• The request: Set down word for word the lines running from the line with "Recreate this image" to the line with "const yTicks = [0, 500000, 1000000, 1500000, 2000000, 2500000];", ends included. Skip every picture.

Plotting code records
□ □ □ □ □

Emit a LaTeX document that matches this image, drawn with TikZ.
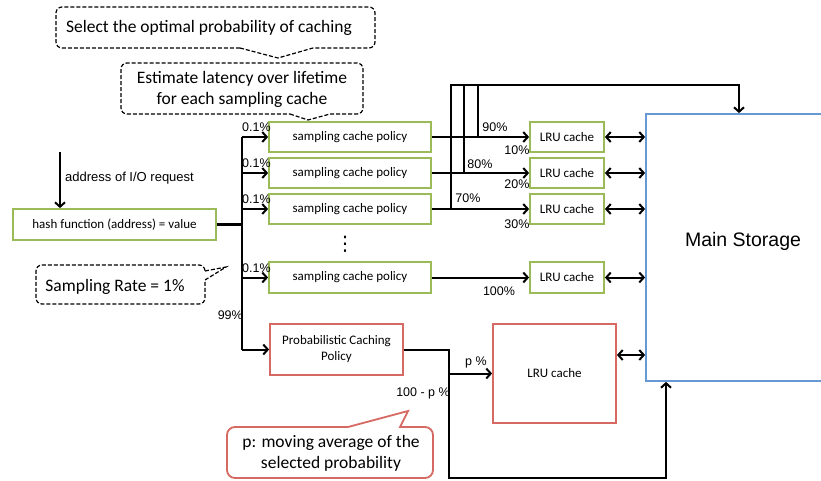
\documentclass[tikz,border=0pt]{standalone}
\usepackage{fontspec}
\setmainfont{Carlito}
\newfontfamily\arialf{Liberation Sans}
\newfontfamily\dejavuf{DejaVu Sans}
\usetikzlibrary{arrows.meta}
\definecolor{boxgreen}{RGB}{155,187,89}
\definecolor{boxred}{RGB}{214,106,98}
\definecolor{boxblue}{RGB}{103,153,213}
\begin{document}
\begin{tikzpicture}[x=1pt,y=-1pt,
  gbox/.style={draw=boxgreen, line width=1.8pt, inner sep=0pt, font=\fontsize{13}{15}\selectfont},
  rbox/.style={draw=boxred, line width=1.8pt, inner sep=0pt, align=center, font=\fontsize{13}{16}\selectfont},
  pct/.style={font=\arialf\fontsize{12.5}{14}\selectfont, inner sep=0pt},
  conn/.style={line width=2pt},
  tconn/.style={line width=2.5pt},
  arr/.style={line width=2pt, -{Straight Barb[length=4.5pt,width=10pt]}},
  biarr/.style={line width=2pt, {Straight Barb[length=4.5pt,width=10pt]}-{Straight Barb[length=4.5pt,width=10pt]}},
  callout/.style={dash pattern=on 4pt off 2pt, line width=1.2pt},
  ctext/.style={font=\fontsize{17.5}{21}\selectfont, align=center, inner sep=0pt}
]
\clip (0,0) rectangle (821,480);
\fill[white] (0,0) rectangle (821,480);

% callouts
\draw[callout] (240,48) -- (278,58) -- (313,48) [rounded corners=6pt] -- (375,48) -- (375,7) -- (56,7) -- (56,48) -- (240,48);
\node[ctext] (c1t) at (209,28) {Select the optimal probability of caching};
\draw[callout] (290,114) -- (308,120) -- (330,114) [rounded corners=6pt] -- (363,114) -- (363,63) -- (121,63) -- (121,114) -- (290,114);
\node[ctext] (c2t) at (242,89) {Estimate latency over lifetime\\for each sampling cache};
\draw[callout] (205,271) -- (226,267) -- (205,280) [rounded corners=6pt] -- (205,304) -- (36,304) -- (36,265) -- (205,265) -- (205,271);
\node[ctext] (c3t) at (115,287) {Sampling Rate = 1\%};
\draw[draw=boxred, line width=1.8pt] (348,427) -- (408,411) -- (400,427) [rounded corners=8pt] -- (433,427) -- (433,478) -- (227,478) -- (227,427) -- (348,427);
\node[ctext] (c4t) at (331,453) {p: moving average of the\\selected probability};

% boxes
\node[gbox, minimum width=203pt, minimum height=31pt] (hash) at (114.5,224.5) {hash function (address) = value};
\node[gbox, minimum width=162pt, minimum height=30pt] (pol1) at (350,137) {sampling cache policy};
\node[gbox, minimum width=162pt, minimum height=30pt] (pol2) at (350,173) {sampling cache policy};
\node[gbox, minimum width=162pt, minimum height=30pt] (pol3) at (350,209) {sampling cache policy};
\node[gbox, minimum width=162pt, minimum height=31pt] (pol4) at (350,277.5) {sampling cache policy};
\node[gbox, minimum width=74pt, minimum height=30pt] (lru1) at (567,137) {LRU cache};
\node[gbox, minimum width=74pt, minimum height=30pt] (lru2) at (567,173) {LRU cache};
\node[gbox, minimum width=74pt, minimum height=30pt] (lru3) at (567,209) {LRU cache};
\node[gbox, minimum width=74pt, minimum height=31pt] (lru4) at (567,277.5) {LRU cache};
\node[rbox, minimum width=133pt, minimum height=51pt] (prob) at (336.5,349.5) {Probabilistic Caching\\Policy};
\node[rbox, minimum width=123pt, minimum height=99pt] (plru) at (554.5,373.5) {LRU cache};
\node[draw=boxblue, line width=1.8pt, minimum width=194pt, minimum height=267pt, inner sep=0pt] (main) at (743,247.5) {};
\node[font=\arialf\fontsize{19.5}{22}\selectfont, inner sep=0pt] (mainlbl) at (743,241) {Main Storage};
\node[inner sep=0pt] (dots) at (345,244) {\dejavuf\fontsize{20}{20}\selectfont ⋮};

% input
\coordinate (addr) at (60,152);
\draw[arr] (addr) -- (addr |- hash.north);
\node[font=\arialf\fontsize{13}{15}\selectfont, anchor=west, inner sep=0pt] (addrlbl) at (65,178) {address of I/O request};

% trunk
\coordinate (trunk) at (242,0);
\draw[line width=3.8pt] (hash.east) -- (trunk |- hash);
\draw[tconn] (trunk |- pol1) -- (trunk |- prob);
\foreach \b in {pol1,pol2,pol3,pol4,prob} {
  \draw[arr] (trunk |- \b) -- (\b.west);
}
\foreach \b/\n in {pol1/a,pol2/b,pol3/c,pol4/d} {
  \node[pct, anchor=south west] (pct\n) at ([yshift=5pt]trunk |- \b) {0.1\%};
}
\node[pct, anchor=east] (p99) at (243,315) {99\%};

% sampling outputs
\coordinate (v1) at (478,0);
\coordinate (v2) at (464,0);
\coordinate (v3) at (451,0);
\coordinate (top) at (0,85);
\coordinate (mtop) at (739,0);
\draw[tconn] (pol1.east) -- (v1 |- pol1);
\draw[tconn] (pol2.east) -- (v2 |- pol2);
\draw[tconn] (pol3.east) -- (v3 |- pol3);
\draw[arr] (v1 |- pol1) -- (lru1.west);
\draw[arr] (v2 |- pol2) -- (lru2.west);
\draw[arr] (v3 |- pol3) -- (lru3.west);
\draw[conn] (v1 |- pol1) -- (v1 |- top);
\draw[conn] (v2 |- pol2) -- (v2 |- top);
\draw[conn] (v3 |- pol3) -- (v3 |- top);
\draw[arr, line cap=rect] (v3 |- top) -- (mtop |- top) -- (mtop |- main.north);
\draw[arr] (pol4.east) -- (lru4.west);

\node[pct] (l90) at (495,127) {90\%};
\node[pct] (l10) at (517,150) {10\%};
\node[pct] (l80) at (480,164) {80\%};
\node[pct] (l20) at (517,184) {20\%};
\node[pct] (l70) at (468,198) {70\%};
\node[pct] (l30) at (517,224) {30\%};
\node[pct] (l100) at (499,291) {100\%};

% bidirectional
\foreach \b in {lru1,lru2,lru3,lru4} {
  \draw[biarr] (\b.east) -- (\b.east -| main.west);
}
\coordinate (pb) at (0,355);
\draw[biarr] (plru.east |- pb) -- (main.west |- pb);

% probabilistic
\coordinate (pv) at (449,0);
\coordinate (bot) at (0,478);
\coordinate (mb) at (666,0);
\draw[arr] (prob.east) -- (pv |- prob) -- (pv |- bot) -- (mb |- bot) -- (mb |- main.south);
\draw[arr] (pv |- plru) -- (plru.west);
\node[pct] (lp) at (476,362) {p \%};
\node[pct] (l100p) at (423,393) {100 - p \%};
\end{tikzpicture}
\end{document}
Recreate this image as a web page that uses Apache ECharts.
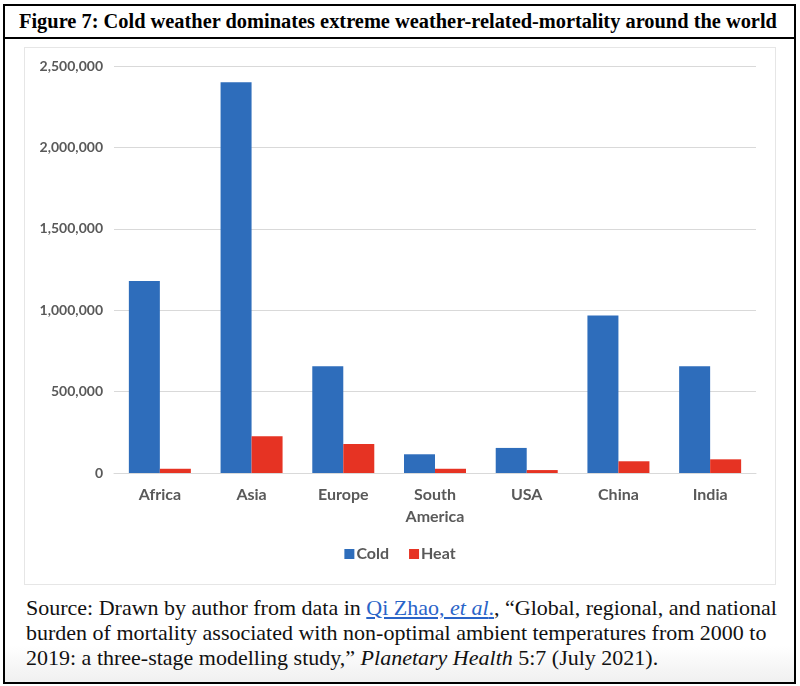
<!DOCTYPE html>
<html>
<head>
<meta charset="utf-8">
<script src="https://cdn.jsdelivr.net/npm/echarts@6/dist/echarts.min.js"></script>
<style>
  html, body { margin: 0; padding: 0; background: #fff; }
  #frame {
    position: absolute; left: 3px; top: 4px; width: 789px; height: 676px;
    border: 2px solid #000; box-sizing: content-box; overflow: hidden;
    background: linear-gradient(to bottom, #fff 0, #fff 640px, #f0f0f0 676px);
  }
  #title {
    position: absolute; left: 0; top: 0; width: 789px; height: 31px;
    border-bottom: 2px solid #000;
    font-family: "Liberation Serif", serif; font-weight: bold; font-size: 20.4px;
    line-height: 31px; white-space: nowrap; text-indent: 14px; color: #000;
  }
  #chart {
    position: absolute; left: 19px; top: 41px; width: 750px; height: 536px;
    border: 1px solid #e6e6e6; background: #fff;
  }
  #source {
    position: absolute; left: 21px; top: 589px;
    font-family: "Liberation Serif", serif; font-size: 22px; line-height: 25px;
    color: #111; white-space: nowrap;
  }
  #source a { color: #2a64c8; text-decoration: underline; }
</style>
</head>
<body>
<div id="frame">
  <div id="title">Figure 7: Cold weather dominates extreme weather-related-mortality around the world</div>
  <div id="chart"></div>
  <div id="source">Source: Drawn by author from data in <a>Qi Zhao, <i>et al</i>.</a>, “Global, regional, and national<br>burden of mortality associated with non-optimal ambient temperatures from 2000 to<br>2019: a three-stage modelling study,” <i>Planetary Health</i> 5:7 (July 2021).</div>
</div>
<script>
const regions = ['Africa', 'Asia', 'Europe', 'South\nAmerica', 'USA', 'China', 'India'];
const coldDeaths = [1180000, 2400000, 655000, 115000, 154000, 968000, 655000];
const heatDeaths = [26000, 225000, 178000, 26000, 18000, 72000, 84000];
const yTicks = [0, 500000, 1000000, 1500000, 2000000, 2500000];

const chart = echarts.init(document.getElementById('chart'));
chart.setOption({
  animation: false,
  grid: { left: 89, right: 19, top: 18, bottom: 111 },
  legend: {
    bottom: 17, left: 'center',
    itemWidth: 10, itemHeight: 10, itemGap: 20, icon: 'rect',
    textStyle: { fontFamily: 'Lato', fontWeight: 'bold', fontSize: 16, color: '#595959', padding: [0, 0, 0, -3] },
    data: ['Cold', 'Heat']
  },
  xAxis: {
    type: 'category',
    data: regions,
    axisLine: { lineStyle: { color: '#d9d9d9', width: 1 } },
    axisTick: { show: false },
    axisLabel: {
      fontFamily: 'Lato', fontWeight: 'bold', fontSize: 16, color: '#595959',
      lineHeight: 22, margin: 11
    }
  },
  yAxis: {
    type: 'value',
    min: yTicks[0], max: yTicks[yTicks.length - 1], interval: yTicks[1] - yTicks[0],
    axisLine: { show: false },
    axisTick: { show: false },
    splitLine: { lineStyle: { color: '#d9d9d9', width: 1 } },
    axisLabel: {
      fontFamily: 'Lato', fontWeight: 'bold', fontSize: 14, color: '#595959', margin: 11,
      formatter: v => v.toLocaleString('en-US')
    }
  },
  series: [
    { name: 'Cold', type: 'bar', data: coldDeaths, barWidth: 31, barGap: '0%',
      itemStyle: { color: '#2e6dbb' } },
    { name: 'Heat', type: 'bar', data: heatDeaths, barWidth: 31,
      itemStyle: { color: '#e63323' } }
  ]
});
</script>
</body>
</html>
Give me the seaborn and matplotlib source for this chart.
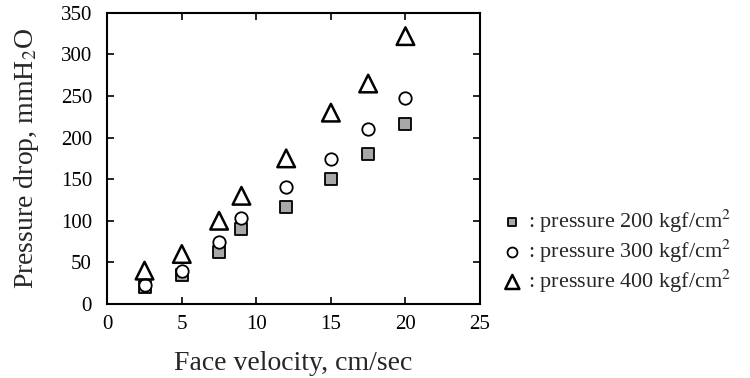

□ □ □ □ □

• Correct response:
Recreate this image as a web page that uses Apache ECharts.
<!DOCTYPE html>
<html>
<head>
<meta charset="utf-8">
<script src="https://cdn.jsdelivr.net/npm/echarts@6/dist/echarts.min.js"></script>
<style>
  html, body { margin: 0; padding: 0; background: #fff; }
  #frame {
    position: absolute; left: 3px; top: 4px; width: 789px; height: 676px;
    border: 2px solid #000; box-sizing: content-box; overflow: hidden;
    background: linear-gradient(to bottom, #fff 0, #fff 640px, #f0f0f0 676px);
  }
  #title {
    position: absolute; left: 0; top: 0; width: 789px; height: 31px;
    border-bottom: 2px solid #000;
    font-family: "Liberation Serif", serif; font-weight: bold; font-size: 20.4px;
    line-height: 31px; white-space: nowrap; text-indent: 14px; color: #000;
  }
  #chart {
    position: absolute; left: 19px; top: 41px; width: 750px; height: 536px;
    border: 1px solid #e6e6e6; background: #fff;
  }
  #source {
    position: absolute; left: 21px; top: 589px;
    font-family: "Liberation Serif", serif; font-size: 22px; line-height: 25px;
    color: #111; white-space: nowrap;
  }
  #source a { color: #2a64c8; text-decoration: underline; }
</style>
</head>
<body>
<div id="frame">
  <div id="title">Figure 7: Cold weather dominates extreme weather-related-mortality around the world</div>
  <div id="chart"></div>
  <div id="source">Source: Drawn by author from data in <a>Qi Zhao, <i>et al</i>.</a>, “Global, regional, and national<br>burden of mortality associated with non-optimal ambient temperatures from 2000 to<br>2019: a three-stage modelling study,” <i>Planetary Health</i> 5:7 (July 2021).</div>
</div>
<script>
const regions = ['Africa', 'Asia', 'Europe', 'South\nAmerica', 'USA', 'China', 'India'];
const coldDeaths = [1180000, 2400000, 655000, 115000, 154000, 968000, 655000];
const heatDeaths = [26000, 225000, 178000, 26000, 18000, 72000, 84000];
const yTicks = [0, 500000, 1000000, 1500000, 2000000, 2500000];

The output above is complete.